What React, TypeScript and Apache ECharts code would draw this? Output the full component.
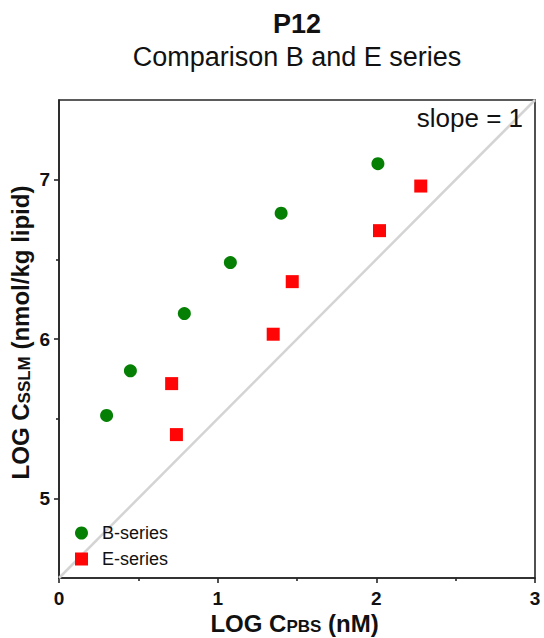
import React, { useEffect, useRef } from "react";
import * as echarts from "echarts";

const bSeriesX = [0.30, 0.45, 0.79, 1.08, 1.40, 2.01];
const bSeriesY = [5.52, 5.80, 6.16, 6.48, 6.79, 7.10];
const eSeriesX = [0.71, 0.74, 1.35, 1.47, 2.02, 2.28];
const eSeriesY = [5.72, 5.40, 6.03, 6.36, 6.68, 6.96];
const slopeLineX = [0, 3];
const slopeLineY = [4.5, 7.5];
const yMajorTicks = [5, 6, 7];
const yMinorTicks = [5.5, 6.5];

const FONT = "'Liberation Sans', Arial, sans-serif";
const INK = "#111";
const AXIS = "#262626";

export default function App() {
  const ref = useRef<HTMLDivElement>(null);
  useEffect(() => {
    if (!ref.current) return;
    const chart = echarts.init(ref.current, null, { renderer: "svg" });
    const lineStyle = { color: AXIS, width: 1.6 };
    const tickRich = { t: { fontFamily: FONT, fontWeight: "bold", fontSize: 19, color: INK } };
    const nameRich = {
      m: { fontFamily: FONT, fontWeight: "bold", fontSize: 24, lineHeight: 24, fill: INK, verticalAlign: "top" },
      s: { fontFamily: FONT, fontWeight: "bold", fontSize: 17, lineHeight: 17, fill: INK, verticalAlign: "bottom", padding: [10, 0, 0, 0] },
    };
    chart.setOption({
      animation: false,
      backgroundColor: "#fff",
      textStyle: { fontFamily: FONT },
      grid: {
        left: 59,
        right: 9,
        top: 100,
        bottom: 60,
        show: true,
        borderColor: AXIS,
        borderWidth: 1.6,
        backgroundColor: "transparent",
        outerBoundsMode: "none",
        containLabel: false,
      },
      legend: {
        orient: "vertical",
        left: 70,
        top: 519,
        itemWidth: 13,
        itemHeight: 13,
        itemGap: 8,
        textStyle: { fontFamily: FONT, fontSize: 18, color: INK, padding: [0, 0, 0, 9] },
        data: [
          { name: "B-series", icon: "circle" },
          { name: "E-series", icon: "rect" },
        ],
      },
      xAxis: {
        type: "value",
        min: 0,
        max: 3,
        interval: 1,
        axisLine: { show: true, onZero: false, lineStyle },
        axisTick: { show: true, inside: false, length: 5, lineStyle },
        minorTick: { show: true, splitNumber: 2, length: 3, lineStyle },
        splitLine: { show: false },
        minorSplitLine: { show: false },
        axisLabel: {
          fontFamily: FONT, fontWeight: "bold", fontSize: 19, color: INK, margin: 11,
          formatter: "{t|{value}}", rich: tickRich,
        },
      },
      yAxis: [
        {
          type: "value",
          min: 4.5,
          max: 7.5,
          axisLine: { show: true, onZero: false, lineStyle },
          axisTick: { show: true, inside: false, length: 5, lineStyle, customValues: yMajorTicks },
          splitLine: { show: false },
          axisLabel: {
            fontFamily: FONT, fontWeight: "bold", fontSize: 19, color: INK, margin: 9, customValues: yMajorTicks,
            formatter: "{t|{value}}", rich: tickRich,
          },
        },
        {
          type: "value",
          min: 4.5,
          max: 7.5,
          position: "left",
          axisLine: { show: false },
          axisTick: { show: true, inside: false, length: 3, lineStyle, customValues: yMinorTicks },
          splitLine: { show: false },
          axisLabel: { show: false },
        },
      ],
      graphic: [
        {
          type: "text",
          x: 297,
          y: 24,
          style: { text: "P12", fontFamily: FONT, fontWeight: "bold", fontSize: 27, fill: INK, align: "center", verticalAlign: "middle" },
        },
        {
          type: "text",
          x: 297,
          y: 57,
          style: { text: "Comparison B and E series", fontFamily: FONT, fontSize: 27, fill: INK, align: "center", verticalAlign: "middle" },
        },
        {
          type: "text",
          x: 523,
          y: 118,
          z: 10,
          style: { text: "slope = 1", fontFamily: FONT, fontSize: 26, fill: INK, align: "right", verticalAlign: "middle" },
        },
        {
          type: "text",
          x: 294.5,
          y: 611,
          style: { text: "{m|LOG C}{s|PBS}{m| (nM)}", rich: nameRich, align: "center", verticalAlign: "top" },
        },
        {
          type: "text",
          x: 8.5,
          y: 332.5,
          rotation: Math.PI / 2,
          style: { text: "{m|LOG C}{s|SSLM}{m| (nmol/kg lipid)}", rich: nameRich, align: "center", verticalAlign: "top" },
        },
      ],
      series: [
        {
          type: "line",
          name: "slope",
          data: slopeLineX.map((x, i) => [x, slopeLineY[i]]),
          showSymbol: false,
          silent: true,
          lineStyle: { color: "#d4d4d4", width: 2.5 },
          z: 1,
        },
        {
          type: "scatter",
          name: "B-series",
          symbol: "circle",
          symbolSize: 13,
          itemStyle: { color: "#058005", opacity: 1 },
          data: bSeriesX.map((x, i) => [x, bSeriesY[i]]),
          z: 3,
        },
        {
          type: "scatter",
          name: "E-series",
          symbol: "rect",
          symbolSize: 13,
          itemStyle: { color: "#ff0505", opacity: 1 },
          data: eSeriesX.map((x, i) => [x, eSeriesY[i]]),
          z: 3,
        },
      ],
    });
    return () => chart.dispose();
  }, []);
  return <div ref={ref} style={{ width: 544, height: 638, position: "absolute", left: 0, top: 0 }} />;
}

*GOAL:* Starting at the top of the listing above, reproduce each line up to and including the one with "import * as"; omit the pictures.

*SOLUTION:*
What React, TypeScript and Apache ECharts code would draw this? Output the full component.
import React, { useEffect, useRef } from "react";
import * as echarts from "echarts";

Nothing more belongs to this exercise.